◆ **REQUIREMENTS**: Using the material below, print a verbatim copy of every line from the one containing "Clone this chart in Plotly." through the one containing "64400000, 61180000, 56290000, 63040000, 59890000, 59890000]", inclusive, and omit the pictures.

* Start RECORD LIST *

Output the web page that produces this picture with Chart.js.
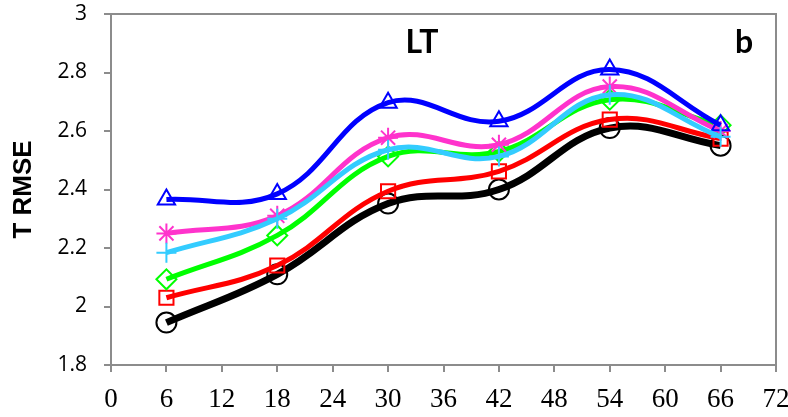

* End RECORD LIST *
* Start RECORD LIST *

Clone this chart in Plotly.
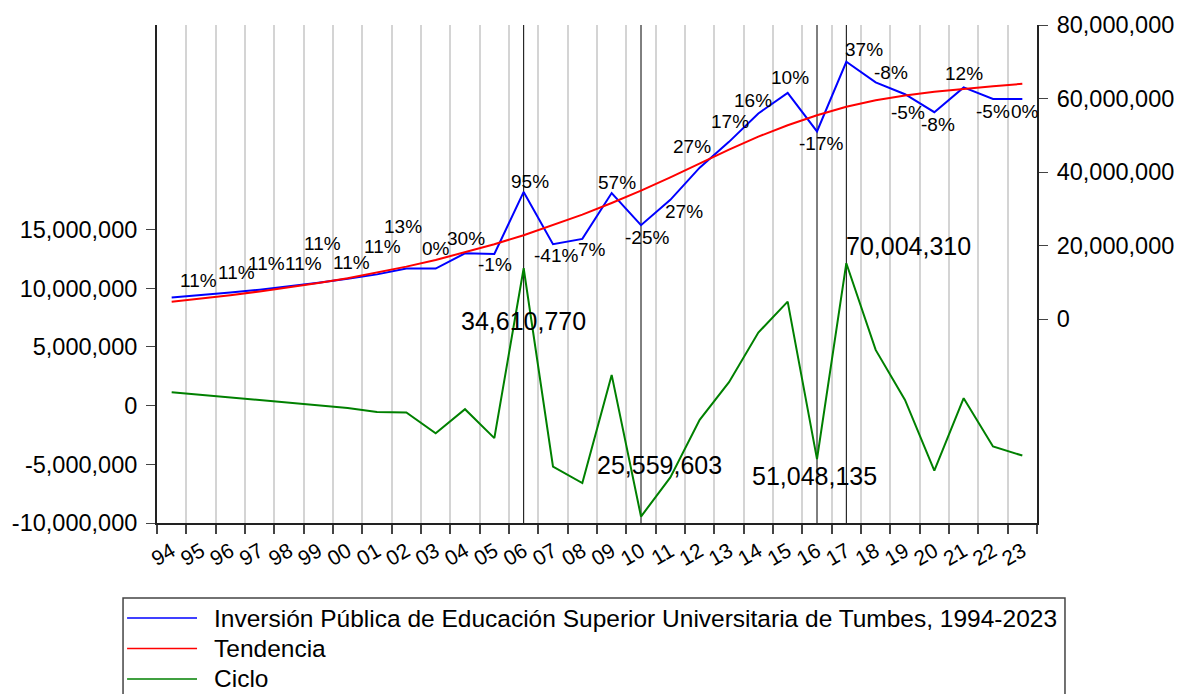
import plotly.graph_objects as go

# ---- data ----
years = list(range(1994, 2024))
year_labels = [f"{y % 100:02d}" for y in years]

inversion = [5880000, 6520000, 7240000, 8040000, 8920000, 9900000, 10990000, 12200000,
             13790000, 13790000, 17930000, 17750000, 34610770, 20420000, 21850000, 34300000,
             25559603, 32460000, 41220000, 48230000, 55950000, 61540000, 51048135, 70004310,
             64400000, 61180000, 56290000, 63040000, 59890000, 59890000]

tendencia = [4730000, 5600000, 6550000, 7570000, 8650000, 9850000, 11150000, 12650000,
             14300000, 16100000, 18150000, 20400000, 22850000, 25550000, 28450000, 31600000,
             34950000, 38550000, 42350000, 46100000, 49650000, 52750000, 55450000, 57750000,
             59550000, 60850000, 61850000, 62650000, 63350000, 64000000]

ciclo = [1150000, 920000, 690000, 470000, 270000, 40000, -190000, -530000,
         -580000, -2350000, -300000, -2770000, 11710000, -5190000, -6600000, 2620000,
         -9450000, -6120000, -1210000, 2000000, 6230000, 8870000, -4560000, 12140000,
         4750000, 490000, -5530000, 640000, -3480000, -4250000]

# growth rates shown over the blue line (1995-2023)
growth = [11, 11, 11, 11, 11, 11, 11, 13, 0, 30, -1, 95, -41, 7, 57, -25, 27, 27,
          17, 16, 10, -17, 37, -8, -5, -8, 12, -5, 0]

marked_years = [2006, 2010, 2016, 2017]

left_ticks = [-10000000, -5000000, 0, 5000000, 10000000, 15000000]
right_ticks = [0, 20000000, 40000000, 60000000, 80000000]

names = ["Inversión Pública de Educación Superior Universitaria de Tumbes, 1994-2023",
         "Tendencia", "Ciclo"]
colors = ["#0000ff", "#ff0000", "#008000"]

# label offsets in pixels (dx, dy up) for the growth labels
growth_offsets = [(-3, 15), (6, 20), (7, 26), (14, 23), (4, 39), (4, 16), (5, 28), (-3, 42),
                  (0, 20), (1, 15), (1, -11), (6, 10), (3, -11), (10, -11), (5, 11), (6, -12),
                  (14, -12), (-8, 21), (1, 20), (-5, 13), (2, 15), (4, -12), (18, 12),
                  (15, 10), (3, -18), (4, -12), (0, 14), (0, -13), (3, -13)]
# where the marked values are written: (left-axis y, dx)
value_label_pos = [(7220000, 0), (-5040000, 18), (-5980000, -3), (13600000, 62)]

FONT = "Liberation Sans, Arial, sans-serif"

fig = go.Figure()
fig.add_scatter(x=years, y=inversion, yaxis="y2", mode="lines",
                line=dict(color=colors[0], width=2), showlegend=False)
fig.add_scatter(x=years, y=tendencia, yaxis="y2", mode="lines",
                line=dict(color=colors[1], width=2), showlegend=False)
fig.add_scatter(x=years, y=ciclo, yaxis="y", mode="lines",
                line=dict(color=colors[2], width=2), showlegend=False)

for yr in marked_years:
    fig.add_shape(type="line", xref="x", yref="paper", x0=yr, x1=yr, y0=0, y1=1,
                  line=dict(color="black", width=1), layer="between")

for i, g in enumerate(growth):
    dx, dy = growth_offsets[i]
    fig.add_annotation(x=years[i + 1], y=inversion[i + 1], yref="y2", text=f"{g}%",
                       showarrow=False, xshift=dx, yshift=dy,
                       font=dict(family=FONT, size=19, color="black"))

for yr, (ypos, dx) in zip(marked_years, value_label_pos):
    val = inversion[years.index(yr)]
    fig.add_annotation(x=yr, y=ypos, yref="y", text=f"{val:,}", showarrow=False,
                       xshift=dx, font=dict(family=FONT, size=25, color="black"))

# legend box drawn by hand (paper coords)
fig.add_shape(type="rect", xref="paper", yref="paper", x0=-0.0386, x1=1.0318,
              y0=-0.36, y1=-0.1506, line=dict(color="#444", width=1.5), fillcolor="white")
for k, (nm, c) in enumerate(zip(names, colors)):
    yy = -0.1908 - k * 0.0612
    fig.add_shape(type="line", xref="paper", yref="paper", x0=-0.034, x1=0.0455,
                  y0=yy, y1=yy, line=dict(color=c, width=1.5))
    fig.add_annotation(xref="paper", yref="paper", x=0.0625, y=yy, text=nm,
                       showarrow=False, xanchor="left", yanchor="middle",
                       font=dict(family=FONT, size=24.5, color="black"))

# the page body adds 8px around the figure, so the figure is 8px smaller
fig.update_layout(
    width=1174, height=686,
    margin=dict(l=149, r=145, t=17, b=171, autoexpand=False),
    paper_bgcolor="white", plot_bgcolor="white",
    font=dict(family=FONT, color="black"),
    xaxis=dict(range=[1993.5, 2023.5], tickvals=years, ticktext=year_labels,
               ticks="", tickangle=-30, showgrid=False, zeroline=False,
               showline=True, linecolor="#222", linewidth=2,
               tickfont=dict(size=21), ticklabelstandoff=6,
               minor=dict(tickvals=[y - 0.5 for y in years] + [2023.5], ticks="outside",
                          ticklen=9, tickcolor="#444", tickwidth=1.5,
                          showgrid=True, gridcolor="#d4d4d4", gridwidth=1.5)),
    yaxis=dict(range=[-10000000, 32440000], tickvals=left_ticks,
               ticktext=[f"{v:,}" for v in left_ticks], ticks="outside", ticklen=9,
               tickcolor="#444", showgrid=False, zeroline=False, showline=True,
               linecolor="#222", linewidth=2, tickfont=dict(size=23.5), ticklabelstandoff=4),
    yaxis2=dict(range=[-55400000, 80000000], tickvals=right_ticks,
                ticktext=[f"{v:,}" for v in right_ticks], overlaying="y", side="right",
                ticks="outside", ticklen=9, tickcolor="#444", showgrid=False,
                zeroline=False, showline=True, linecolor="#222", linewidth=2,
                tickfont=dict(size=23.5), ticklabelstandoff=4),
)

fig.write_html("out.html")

* End RECORD LIST *
* Start RECORD LIST *

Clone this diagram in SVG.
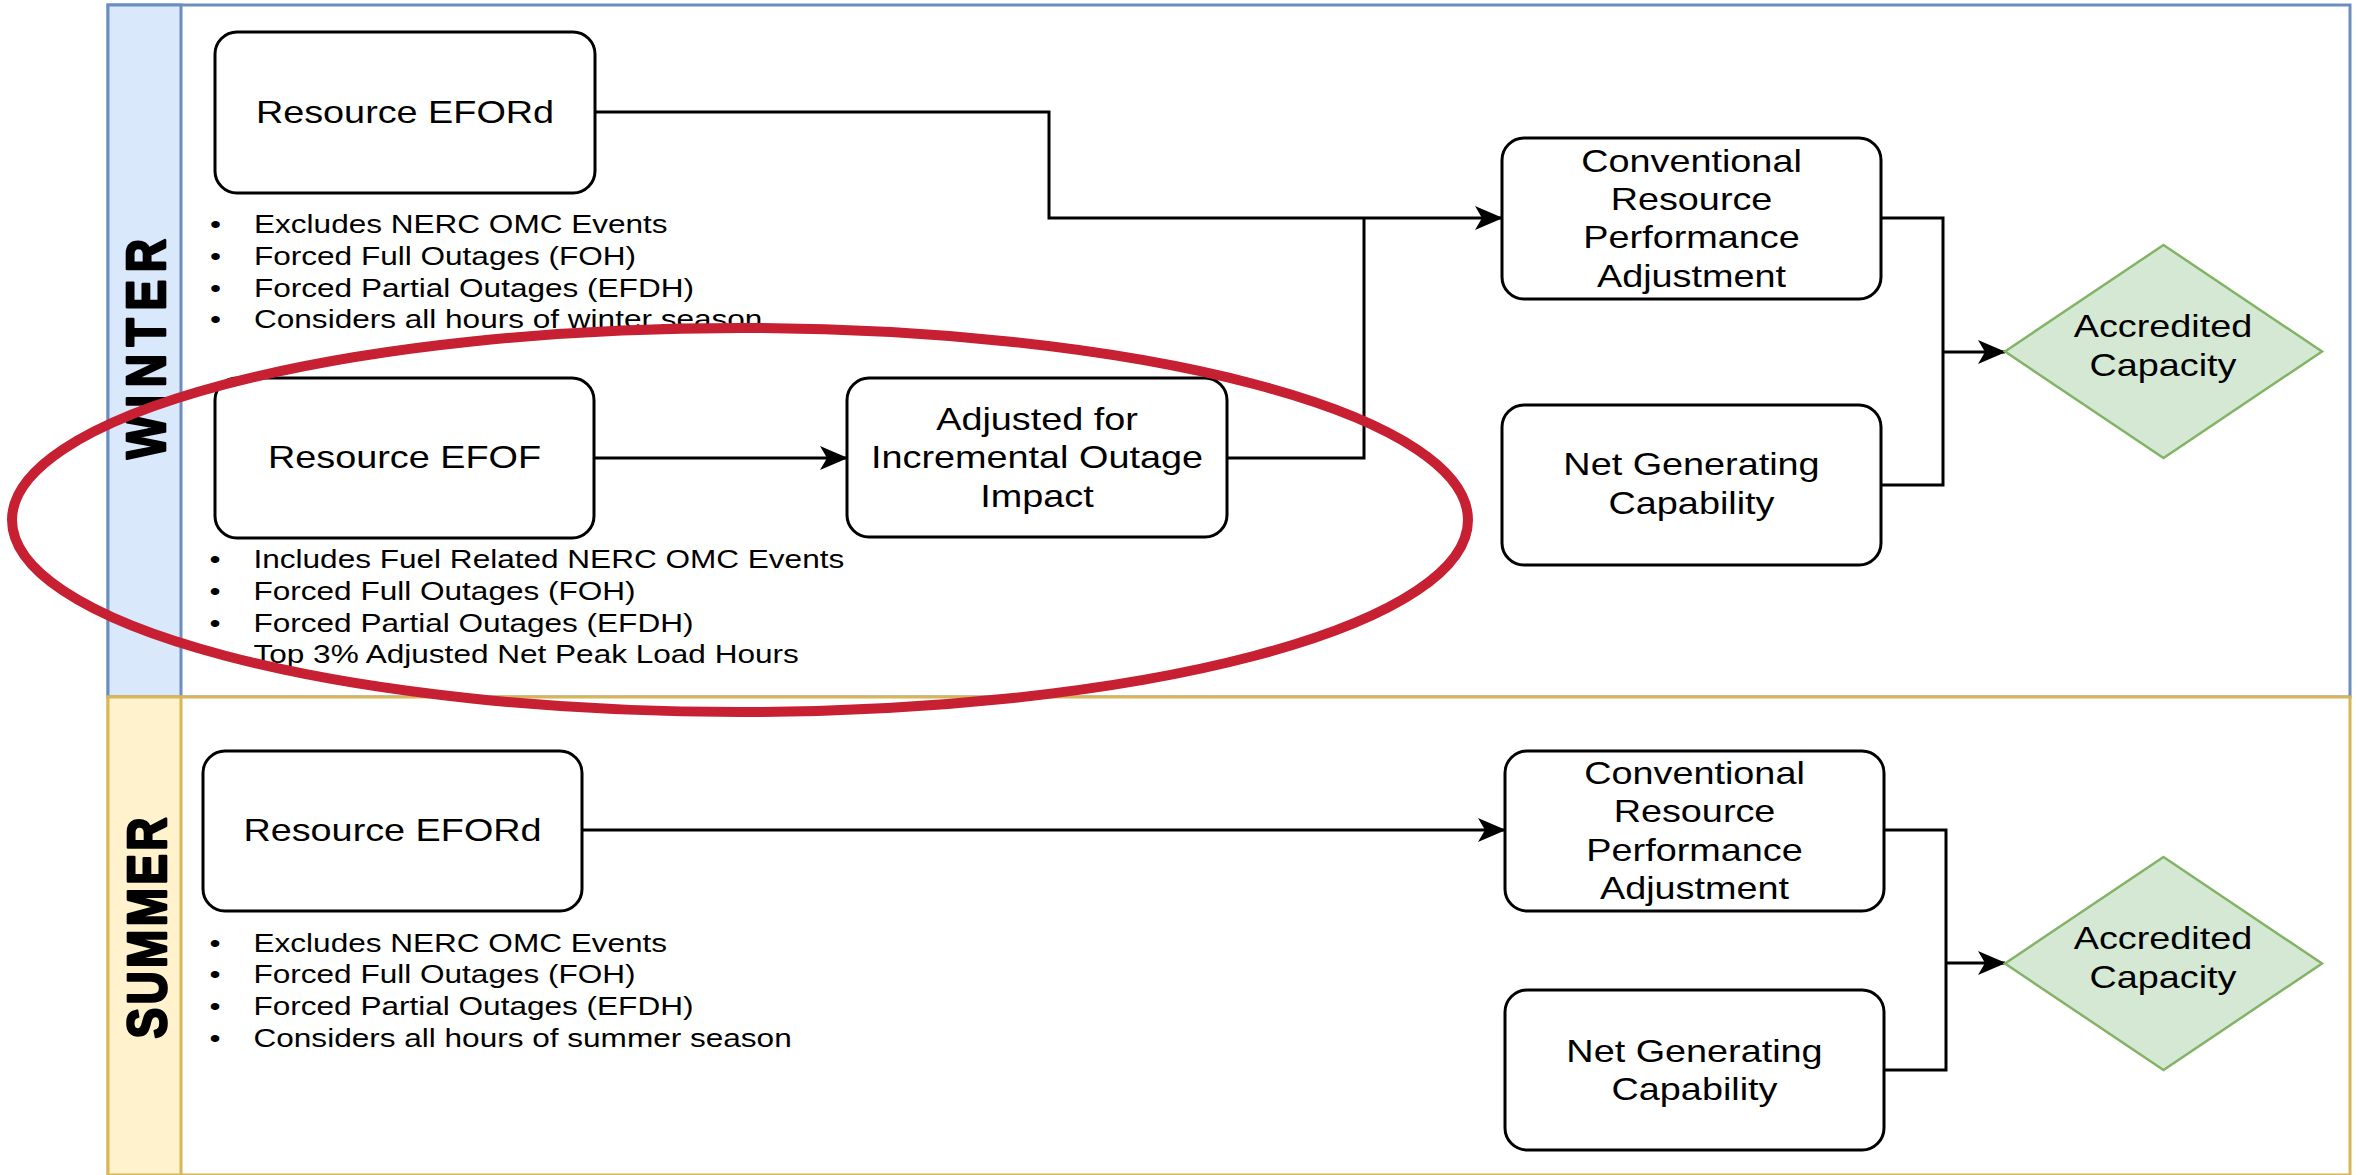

* End RECORD LIST *

◆ **OUTPUT FOR THIS EXERCISE**:
Clone this chart in Plotly.
import plotly.graph_objects as go

# ---- data ----
years = list(range(1994, 2024))
year_labels = [f"{y % 100:02d}" for y in years]

inversion = [5880000, 6520000, 7240000, 8040000, 8920000, 9900000, 10990000, 12200000,
             13790000, 13790000, 17930000, 17750000, 34610770, 20420000, 21850000, 34300000,
             25559603, 32460000, 41220000, 48230000, 55950000, 61540000, 51048135, 70004310,
             64400000, 61180000, 56290000, 63040000, 59890000, 59890000]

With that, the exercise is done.